Autres travaux prouvant le lien entre un fort taux de cholestérol et les maladies cardiovasculaires : des études randomisées en double-aveugle. Dans ces dernières, ni le médecin ni le patient ne sait s’il reçoit un médicament en test ou un placebo. Il est ainsi possible d’observer, sans biais de la part des parties à l’expérience, si le traitement est efficace.

Concernant les maladies cardiovasculaires, cela s’apparenterait par exemple à donner des statines  — des médicaments pour baisser le taux de cholestérol — à un patient et de fournir à un autre un placebo. C’est en se basant notamment sur des études de ce type qu’un travail, publié dans le Journal of American Medical Association en 2016, a démontré que les traitements par statine permettent de réduire le risque de mortalité due aux maladies cardiovasculaires.

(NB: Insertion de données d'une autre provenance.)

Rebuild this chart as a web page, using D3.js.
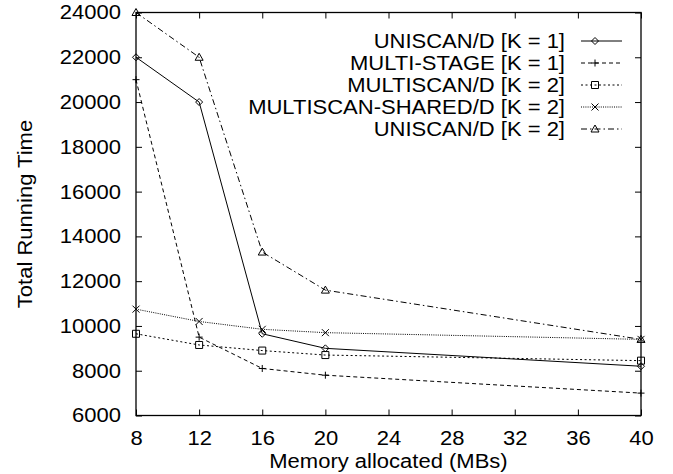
<!DOCTYPE html>
<html>
<head>
<meta charset="utf-8">
<script src="https://cdn.jsdelivr.net/npm/d3@7"></script>
<style>
  body { margin: 0; background: #fff; }
  svg text { font-family: "Liberation Sans", Arial, Helvetica, sans-serif; fill: #000; }
</style>
</head>
<body>
<svg id="chart" width="673" height="474"></svg>
<script>
// memory sizes (MB) on the x axis
const memory = [8, 12, 16, 20, 40];

const uniscanK1 = [22000, 20000, 9650, 9000, 8200];
const multiStageK1 = [21000, 9500, 8100, 7800, 7000];
const multiscanK2 = [9650, 9150, 8900, 8700, 8450];
const multiscanSharedK2 = [10750, 10200, 9850, 9700, 9400];
const uniscanK2 = [24000, 22000, 13300, 11600, 9400];

const xTicks = [8, 12, 16, 20, 24, 28, 32, 36, 40];
const yTicks = [6000, 8000, 10000, 12000, 14000, 16000, 18000, 20000, 22000, 24000];

const series = [
  { name: 'UNISCAN/D [K = 1]', values: uniscanK1, dash: null, marker: 'diamond' },
  { name: 'MULTI-STAGE [K = 1]', values: multiStageK1, dash: '4,3', marker: 'plus' },
  { name: 'MULTISCAN/D [K = 2]', values: multiscanK2, dash: '2,2.5', marker: 'square' },
  { name: 'MULTISCAN-SHARED/D [K = 2]', values: multiscanSharedK2, dash: '1,1.2', marker: 'cross' },
  { name: 'UNISCAN/D [K = 2]', values: uniscanK2, dash: '6,3,1.5,3', marker: 'triangle' },
];

const margin = { top: 12.5, right: 32, bottom: 58.5, left: 136 };
const width = 673, height = 474;
const plotW = width - margin.left - margin.right;
const plotH = height - margin.top - margin.bottom;

const svg = d3.select('#chart');
const g = svg.append('g').attr('transform', `translate(${margin.left},${margin.top})`);

const x = d3.scaleLinear().domain([8, 40]).range([0, plotW]);
const y = d3.scaleLinear().domain([6000, 24000]).range([plotH, 0]);

const tickLen = 6;
const fontSize = 20;
const stretch = 1.1; // the reference font is a bit wider than Liberation Sans

// axes: inward ticks on all four sides
const xBottom = d3.axisBottom(x).tickValues(xTicks).tickFormat(d3.format('d'))
  .tickSize(-tickLen).tickPadding(tickLen + 9).tickSizeOuter(0);
const xTop = d3.axisTop(x).tickValues(xTicks).tickSize(-tickLen).tickFormat('').tickSizeOuter(0);
const yLeft = d3.axisLeft(y).tickValues(yTicks).tickFormat(d3.format('d'))
  .tickSize(-tickLen).tickPadding(tickLen + 9).tickSizeOuter(0);
const yRight = d3.axisRight(y).tickValues(yTicks).tickSize(-tickLen).tickFormat('').tickSizeOuter(0);

const axes = [
  g.append('g').attr('transform', `translate(0,${plotH})`).call(xBottom),
  g.append('g').call(xTop),
  g.append('g').call(yLeft),
  g.append('g').attr('transform', `translate(${plotW},0)`).call(yRight),
];
axes.forEach((a) => {
  a.select('.domain').remove();
  a.selectAll('.tick line').attr('stroke', '#000').attr('stroke-width', 1);
  a.selectAll('.tick text')
    .style('font-family', '"Liberation Sans", Arial, sans-serif')
    .style('font-size', fontSize + 'px')
    .attr('fill', '#000');
});

// border
g.append('rect')
  .attr('width', plotW).attr('height', plotH)
  .attr('fill', 'none').attr('stroke', '#000').attr('stroke-width', 1.3);

// axis titles
svg.append('text')
  .attr('x', margin.left + plotW / 2).attr('y', 468)
  .attr('text-anchor', 'middle')
  .style('font-size', fontSize + 'px')
  .text('Memory allocated (MBs)');

svg.append('text')
  .attr('transform', `translate(32,${margin.top + plotH / 2}) rotate(-90)`)
  .attr('text-anchor', 'middle')
  .style('font-size', fontSize + 'px')
  .text('Total Running Time');

function drawMarker(sel, type, cx, cy) {
  const s = 3.5;
  const p = sel.append('path')
    .attr('fill', 'none').attr('stroke', '#000').attr('stroke-width', 1);
  if (type === 'diamond') {
    p.attr('d', `M${cx},${cy - s}L${cx + s},${cy}L${cx},${cy + s}L${cx - s},${cy}Z`);
  } else if (type === 'plus') {
    p.attr('d', `M${cx - s},${cy}H${cx + s}M${cx},${cy - s}V${cy + s}`);
  } else if (type === 'square') {
    p.attr('d', `M${cx - s},${cy - s}H${cx + s}V${cy + s}H${cx - s}Z`);
  } else if (type === 'cross') {
    p.attr('d', `M${cx - s},${cy - s}L${cx + s},${cy + s}M${cx - s},${cy + s}L${cx + s},${cy - s}`);
  } else if (type === 'triangle') {
    p.attr('d', `M${cx},${cy - s - 0.5}L${cx + s + 0.5},${cy + s - 0.5}L${cx - s - 0.5},${cy + s - 0.5}Z`);
  }
}

const line = d3.line().x((d) => x(d[0])).y((d) => y(d[1]));

series.forEach((s) => {
  const pts = memory.map((m, i) => [m, s.values[i]]);
  g.append('path')
    .datum(pts)
    .attr('d', line)
    .attr('fill', 'none')
    .attr('stroke', '#000')
    .attr('stroke-width', 1)
    .attr('stroke-dasharray', s.dash);
  pts.forEach((d) => drawMarker(g, s.marker, x(d[0]), y(d[1])));
});

// legend
const legend = svg.append('g');
const legX = 565, sampleX0 = 581, sampleX1 = 622, markX = 595, legY0 = 41, legStep = 22;
series.forEach((s, i) => {
  const ly = legY0 + i * legStep;
  legend.append('text')
    .attr('x', legX).attr('y', ly)
    .attr('dy', '0.37em')
    .attr('text-anchor', 'end')
    .style('font-size', fontSize + 'px')
    .text(s.name);
  legend.append('line')
    .attr('x1', sampleX0).attr('x2', sampleX1)
    .attr('y1', ly).attr('y2', ly)
    .attr('stroke', '#000').attr('stroke-width', 1)
    .attr('stroke-dasharray', s.dash);
  drawMarker(legend, s.marker, markX, ly);
});

// widen every text a little to match the reference glyph proportions
svg.selectAll('text').each(function () {
  const len = this.getComputedTextLength();
  if (len > 0) {
    d3.select(this)
      .attr('textLength', len * stretch)
      .attr('lengthAdjust', 'spacingAndGlyphs');
  }
});
</script>
</body>
</html>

« Quels que soient la manière et le traitement pour faire baisser le taux de cholestérol, dans ces essais randomisés à double aveugle, ça baisse le risque de faire une maladie cardiovasculaire et la mortalité cardiovasculaire », confirme Sophie Beliard.

Ainsi, même si « chaque niveau de preuve n’est pas parfait, c’est le faisceau de l’ensemble de ces études qui vont dans le même sens qui rend les preuves solides », conclut-elle.

De fait, au vu de la place prépondérante des maladies neuro-cardiovasculaires parmi les causes de mortalité en France, il apparaît difficile de confirmer les dires des internautes. Un excès de cholestérol peut être dangereux pour la santé et avoir de fatales conséquences. A contrario, appuie Philippe Amouyel : « lorsque l’on réduit le taux de cholestérol de quelqu’un qui a un risque cardiovasculaire élevé, cela améliore sa survie et ça diminue sa mortalité ».